Não esqueçamos de que Lula é, além de experiente político, um estadista convicto em cujos movimentos há passos calculados, precisos, certeiros. Além de inúmeros exemplos eloquentes em seu período de governo de dois mandatos entre 2003 e 2010, a maneira como tirou de letra as diversas tentativas de ‘domá-lo’ antes e depois dos atentados de 8 de janeiro mostra a competência político-administrativa do estadista que o povo brasileiro levou 500 anos para oferecer à humanidade neste início de terceiro milênio.    

Por falar em estadista, Charles De Gaulle, líder do governo de reconstrução nacional da França pós-ocupação nazista durante a Segunda Guerra Mundial, é de uma dimensão política e pessoal muito maior que o nanico Macron, que vive neste momento vertiginoso processo de queda (literal, inclusive) por conta de sua obsessão de querer empurrar para os assalariados a conta da crise financeira decorrente das abissais despesas com a guerra da Ucrânia (só para satisfazer os falcões do Pentágono dos EUA e da OTAN). Contudo, De Gaulle cometera inúmeras gafes públicas (internacionais) em seus longos mandatos. A mais emblemática foi “Viva Quebec livre!” ao encerrar seu discurso quando de sua visita em caráter oficial ao Canadá.    

Às novas gerações isso talvez pareça insignificante, mas é bom lembrar que o Canadá foi uma colônia disputada por dois poderosos impérios — o inglês e o francês —, e Quebec é a ‘província rebelde’ que sempre quis se libertar do jugo colonial inglês, hegemônico no Canadá. E o que aconteceu? Ninguém menos que o presidente francês, em visita oficial ao Canadá, encerrara o discurso reverberando a consigna dos partidários de não apenas conquistar a autonomia, mas a soberania de Quebec. Todo o ocidente ‘caiu matando’ De Gaulle, até porque a rainha da Inglaterra se viu na obrigação de manifestar seu repúdio ante a fala do estadista francês. Em plena guerra fria, o que foi uma festa para a URSS.   

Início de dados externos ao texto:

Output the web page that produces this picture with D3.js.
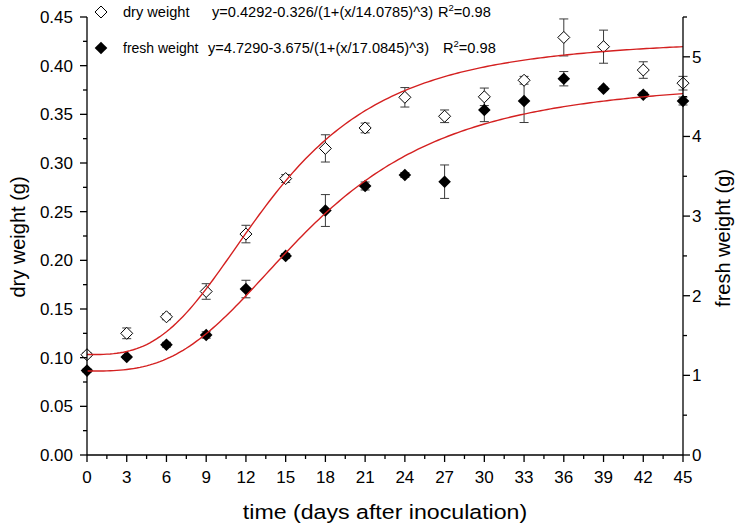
<!DOCTYPE html>
<html>
<head>
<meta charset="utf-8">
<script src="https://cdn.jsdelivr.net/npm/d3@7/dist/d3.min.js"></script>
<style>
html,body{margin:0;padding:0;background:#fff;}
svg{display:block;font-family:"Liberation Sans",Arial,sans-serif;}
</style>
</head>
<body>
<svg id="chart" width="740" height="528"></svg>
<script>
// ---- data ----
const days = [0,3,6,9,12,15,18,21,24,27,30,33,36,39,42,45];
const dryMean = [0.103,0.125,0.142,0.168,0.227,0.284,0.315,0.336,0.3675,0.348,0.368,0.385,0.429,0.4195,0.3955,0.382];
const dryErr  = [0.002,0.0055,0.003,0.008,0.009,0.004,0.014,0.005,0.010,0.0065,0.009,0.004,0.019,0.017,0.0085,0.007];
const freshMean = [1.06,1.23,1.385,1.507,2.084,2.50,3.07,3.378,3.516,3.432,4.332,4.445,4.725,4.60,4.524,4.445];
const freshErr  = [0.02,0.02,0.03,0.04,0.11,0.03,0.20,0.05,0.03,0.21,0.146,0.27,0.09,0.02,0.03,0.05];
// fitted model parameters shown in the legend: y = a - b/(1+(x/c)^n)
const dryFit = [0.4292, 0.326, 14.0785, 3];
const freshFit = [4.7290, 3.675, 17.0845, 3];
const xTicks = [0,3,6,9,12,15,18,21,24,27,30,33,36,39,42,45];
const leftTicks = [0,0.05,0.10,0.15,0.20,0.25,0.30,0.35,0.40,0.45];
const rightTicks = [0,1,2,3,4,5];
const legendLabels = ["dry weight","fresh weight"];
const legendEqs = ["y=0.4292-0.326/(1+(x/14.0785)^3)","y=4.7290-3.675/(1+(x/17.0845)^3)"];
const legendR2 = ["0.98","0.98"];

// ---- layout ----
const svg = d3.select("#chart");
const L = 87, R = 683, T = 17, B = 455;
const x = d3.scaleLinear().domain([0,45]).range([L,R]);
const yL = d3.scaleLinear().domain([0,0.45]).range([B,T]);
const yR = d3.scaleLinear().domain([0,5.5]).range([B,T]);

const fitFn = p => t => p[0] - p[1]/(1+Math.pow(t/p[2],p[3]));
function diamondPath(s){ return `M0,${-s}L${s},0L0,${s}L${-s},0Z`; }

// error bars
function errBars(mean, err, ys){
  const g = svg.append("g").attr("stroke","#3a3a3a").attr("stroke-width",1).attr("fill","none");
  days.forEach((d,i)=>{
    const cx = x(d), y1 = ys(mean[i]+err[i]), y2 = ys(mean[i]-err[i]);
    g.append("line").attr("x1",cx).attr("x2",cx).attr("y1",y1).attr("y2",y2);
    g.append("line").attr("x1",cx-4.5).attr("x2",cx+4.5).attr("y1",y1).attr("y2",y1);
    g.append("line").attr("x1",cx-4.5).attr("x2",cx+4.5).attr("y1",y2).attr("y2",y2);
  });
}
errBars(dryMean, dryErr, yL);
errBars(freshMean, freshErr, yR);

// points
svg.append("g").selectAll("path").data(days).join("path")
  .attr("d", diamondPath(6))
  .attr("transform",(d,i)=>`translate(${x(d)},${yL(dryMean[i])})`)
  .attr("fill","#fff").attr("stroke","#000").attr("stroke-width",1);
svg.append("g").selectAll("path").data(days).join("path")
  .attr("d", diamondPath(6.3))
  .attr("transform",(d,i)=>`translate(${x(d)},${yR(freshMean[i])})`)
  .attr("fill","#000");

// fit curves
const xs = d3.range(0,45.001,0.25);
const line = d3.line().curve(d3.curveLinear);
svg.append("path").attr("d", line(xs.map(t=>[x(t), yL(fitFn(dryFit)(t))])))
  .attr("fill","none").attr("stroke","#d42020").attr("stroke-width",1.4);
svg.append("path").attr("d", line(xs.map(t=>[x(t), yR(fitFn(freshFit)(t))])))
  .attr("fill","none").attr("stroke","#d42020").attr("stroke-width",1.4);

// axes
const axG = svg.append("g").attr("stroke","#000").attr("stroke-width",1.3);
axG.append("line").attr("x1",L).attr("x2",L).attr("y1",T).attr("y2",B);
axG.append("line").attr("x1",R).attr("x2",R).attr("y1",T).attr("y2",B);
axG.append("line").attr("x1",L).attr("x2",R).attr("y1",B).attr("y2",B);

const tickFont = 17;
// bottom
xTicks.forEach(t=>{
  axG.append("line").attr("x1",x(t)).attr("x2",x(t)).attr("y1",B).attr("y2",B+7);
  svg.append("text").attr("x",x(t)).attr("y",483).attr("text-anchor","middle")
    .attr("font-size",tickFont).text(t);
});
xTicks.slice(0,-1).forEach(t=>{
  const m = t+1.5;
  axG.append("line").attr("x1",x(m)).attr("x2",x(m)).attr("y1",B).attr("y2",B+4);
});
// left
leftTicks.forEach(t=>{
  axG.append("line").attr("x1",L-7).attr("x2",L).attr("y1",yL(t)).attr("y2",yL(t));
  svg.append("text").attr("x",73).attr("y",yL(t)+6).attr("text-anchor","end")
    .attr("font-size",tickFont).text(d3.format(".2f")(t));
});
leftTicks.slice(0,-1).forEach(t=>{
  const m = t+0.025;
  axG.append("line").attr("x1",L-4).attr("x2",L).attr("y1",yL(m)).attr("y2",yL(m));
});
// right
rightTicks.forEach(t=>{
  axG.append("line").attr("x1",R).attr("x2",R+7).attr("y1",yR(t)).attr("y2",yR(t));
  svg.append("text").attr("x",692).attr("y",yR(t)+6).attr("text-anchor","start")
    .attr("font-size",tickFont).text(t);
});
rightTicks.forEach(t=>{
  const m = t+0.5;
  axG.append("line").attr("x1",R).attr("x2",R+4).attr("y1",yR(m)).attr("y2",yR(m));
});

// axis titles
svg.append("text").attr("transform",`translate(${(L+R)/2},519) scale(1.13,1)`).attr("text-anchor","middle")
  .attr("font-size",20.5).text("time (days after inoculation)");
svg.append("text").attr("transform","translate(25,237) rotate(-90)").attr("text-anchor","middle")
  .attr("font-size",20).text("dry weight (g)");
svg.append("text").attr("transform","translate(730,238) rotate(-90)").attr("text-anchor","middle")
  .attr("font-size",20).text("fresh weight (g)");

// legend
const legY = [12, 48];
const labFs = [14.6, 14.0];
const eqX = [212, 208];
const r2X = [438, 443];
svg.append("path").attr("d",diamondPath(6)).attr("transform",`translate(101,${legY[0]})`)
  .attr("fill","#fff").attr("stroke","#000");
svg.append("path").attr("d",diamondPath(6.3)).attr("transform",`translate(101,${legY[1]})`)
  .attr("fill","#000");
legendLabels.forEach((lab,i)=>{
  const fs = 14.6;
  svg.append("text").attr("x",123).attr("y",legY[i]+5).attr("font-size",labFs[i]).text(lab);
  svg.append("text").attr("x",eqX[i]).attr("y",legY[i]+5).attr("font-size",fs).text(legendEqs[i]);
  const t = svg.append("text").attr("x",r2X[i]).attr("y",legY[i]+5).attr("font-size",fs);
  t.append("tspan").text("R");
  t.append("tspan").attr("font-size",9.5).attr("dy",-6).text("2");
  t.append("tspan").attr("dy",6).text("=" + legendR2[i]);
});
</script>
</body>
</html>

Outra derrapada inesquecível foi durante a guerra contra a Argélia, até então colônia da França (e que os franceses, em sua maioria, se achavam no direito de fincar suas garras por lá e massacrar a população árabe, que lutava por sua independência nacional). Pois o ilustre chefe de Estado de uma potência militar ocidental — tida como baluarte da democracia por causa da Revolução Francesa e seu legado republicano — decidiu de uma hora para outra que recorreria ao poder militar para impedir a independência daquele país africano, quando a maioria dos outros já havia conquistado a sua soberania pátria.     

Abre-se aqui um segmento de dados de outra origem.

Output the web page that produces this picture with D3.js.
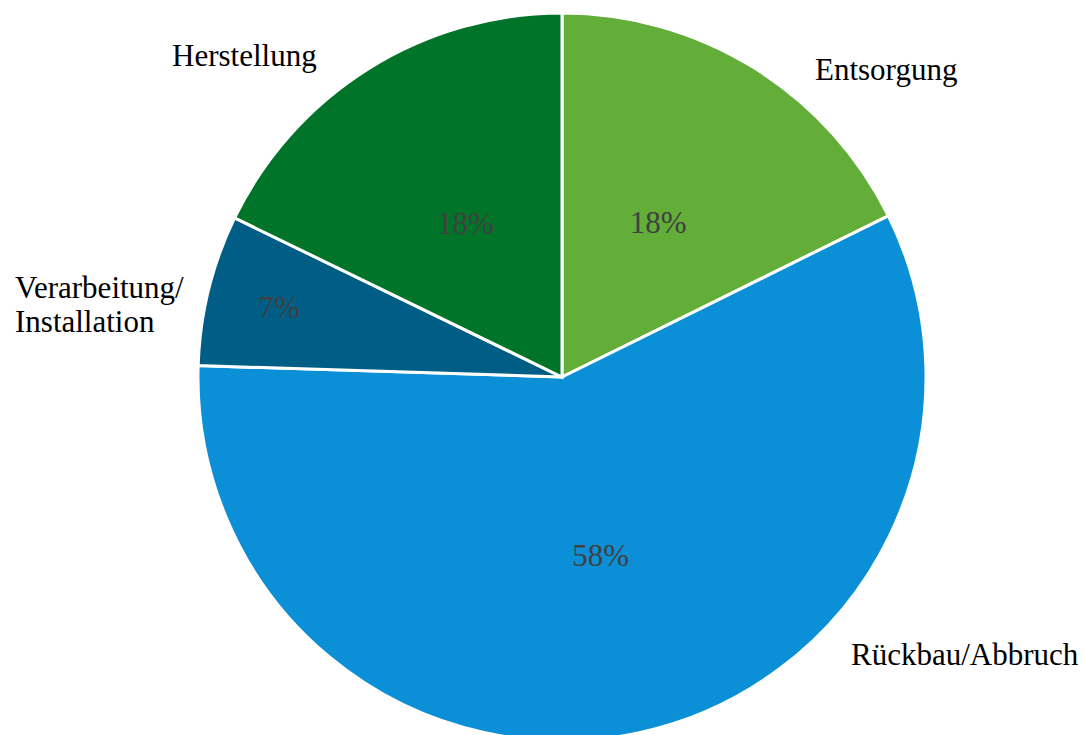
<!DOCTYPE html>
<html><head><meta charset="utf-8">
<script src="https://cdn.jsdelivr.net/npm/d3@7"></script>
<style>html,body{margin:0;padding:0;background:#fff;overflow:hidden}</style>
</head><body>
<svg id="c" width="1085" height="735"></svg>
<script>
const categories = ["Entsorgung", "Rückbau/Abbruch", "Verarbeitung/Installation", "Herstellung"];
const values = [17.7, 57.8, 6.7, 17.8];
const percentLabels = ["18%", "58%", "7%", "18%"];
const colors = ["#62AE38", "#0B8FD6", "#005E86", "#007428"];

const svg = d3.select("#c");
const cx = 562, cy = 377, R = 364;
const g = svg.append("g").attr("transform", `translate(${cx},${cy})`);
const pie = d3.pie().sort(null).value(d => d)(values);
const arc = d3.arc().innerRadius(0).outerRadius(R);
g.selectAll("path").data(pie).join("path")
  .attr("d", arc).attr("fill", (d,i) => colors[i])
  .attr("stroke", "#fff").attr("stroke-width", 3).attr("stroke-linejoin", "miter");

const font = "'Liberation Serif', 'Times New Roman', serif";
g.selectAll("text.pct").data(pie).join("text")
  .attr("class", "pct")
  .attr("transform", d => {
    const frac = (d.endAngle - d.startAngle) / (2*Math.PI);
    const r = frac < 0.1 ? R*0.8 : R*0.5;
    const a = (d.startAngle + d.endAngle)/2;
    return `translate(${Math.sin(a)*r},${-Math.cos(a)*r})`;
  })
  .attr("text-anchor", "middle").attr("dy", "0.35em")
  .attr("font-family", font).attr("font-size", 31).attr("fill", "#404040")
  .text((d,i) => percentLabels[i]);

// outside category labels
const outPos = [
  {x: 815, y: 80, lines: [categories[0]]},
  {x: 851, y: 665, lines: [categories[1]]},
  {x: 15, y: 298, lines: ["Verarbeitung/", "Installation"]},
  {x: 172, y: 66, lines: [categories[3]]}
];
outPos.forEach(p => {
  const t = svg.append("text").attr("x", p.x).attr("y", p.y)
    .attr("font-family", font).attr("font-size", 31).attr("fill", "#000");
  p.lines.forEach((l, j) => t.append("tspan").attr("x", p.x).attr("dy", j ? 34 : 0).text(l));
});
</script>
</body></html>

Indiscutível é que Lula, exausto por ter cumprido uma agenda longa e extenuante, deu a deixa para os arremedos de politiquinhos fascistas e seus incondicionais aliados da mídia corporativa saírem do ostracismo (falsos ‘patriotas’, muito chegados ao amarelo, mas do ouro, da opulência, como denúncias de extorsões e propinas revelam). Como De Gaulle, resguardadas as proporções, deu-se o direito de agir como ser humano que é perante o verdadeiro porta-voz do fascismo auriverde, fantoche dos piores interesses do fétido império em decadência, contra o qual, aliás, De Gaulle foi desde a juventude, razão pela qual a França pós-1945 só teve uma aproximação aparente com os EUA no período de subalternização da Comunidade Europeia.    

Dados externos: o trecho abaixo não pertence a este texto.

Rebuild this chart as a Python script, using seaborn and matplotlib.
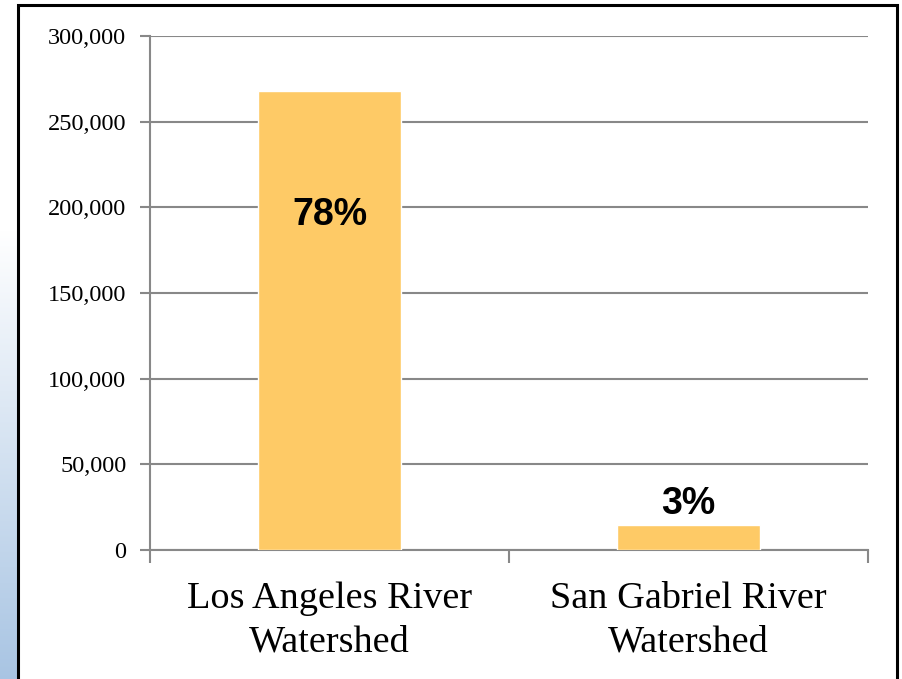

A França e a Alemanha são as ‘pedras no sapato’ de Joe Baiden em sua insana aventura contra a Rússia e a China. E o estadista Lula logo estará demonstrando como se faz política internacional para o soerguimento de um país altivo que esteve na penumbra durante os desgovernos do ‘brimo’ golpista e do insólito tantã que envergonhou/enlutou a nação com suas estripulias criminosas e não teve a hombridade de Lula para enfrentar de peito aberto. Não é à toa que o marreco de Maringá e seus assemelhados anunciam investidas com seus amos e senhores para “acabar com o ‘populismo’ de Lula”, isto é, as novas investidas contra o Estado Democrático de Direito, sempre sob o planejamento e o financiamento dos falcões do Pentágono, de triste memória.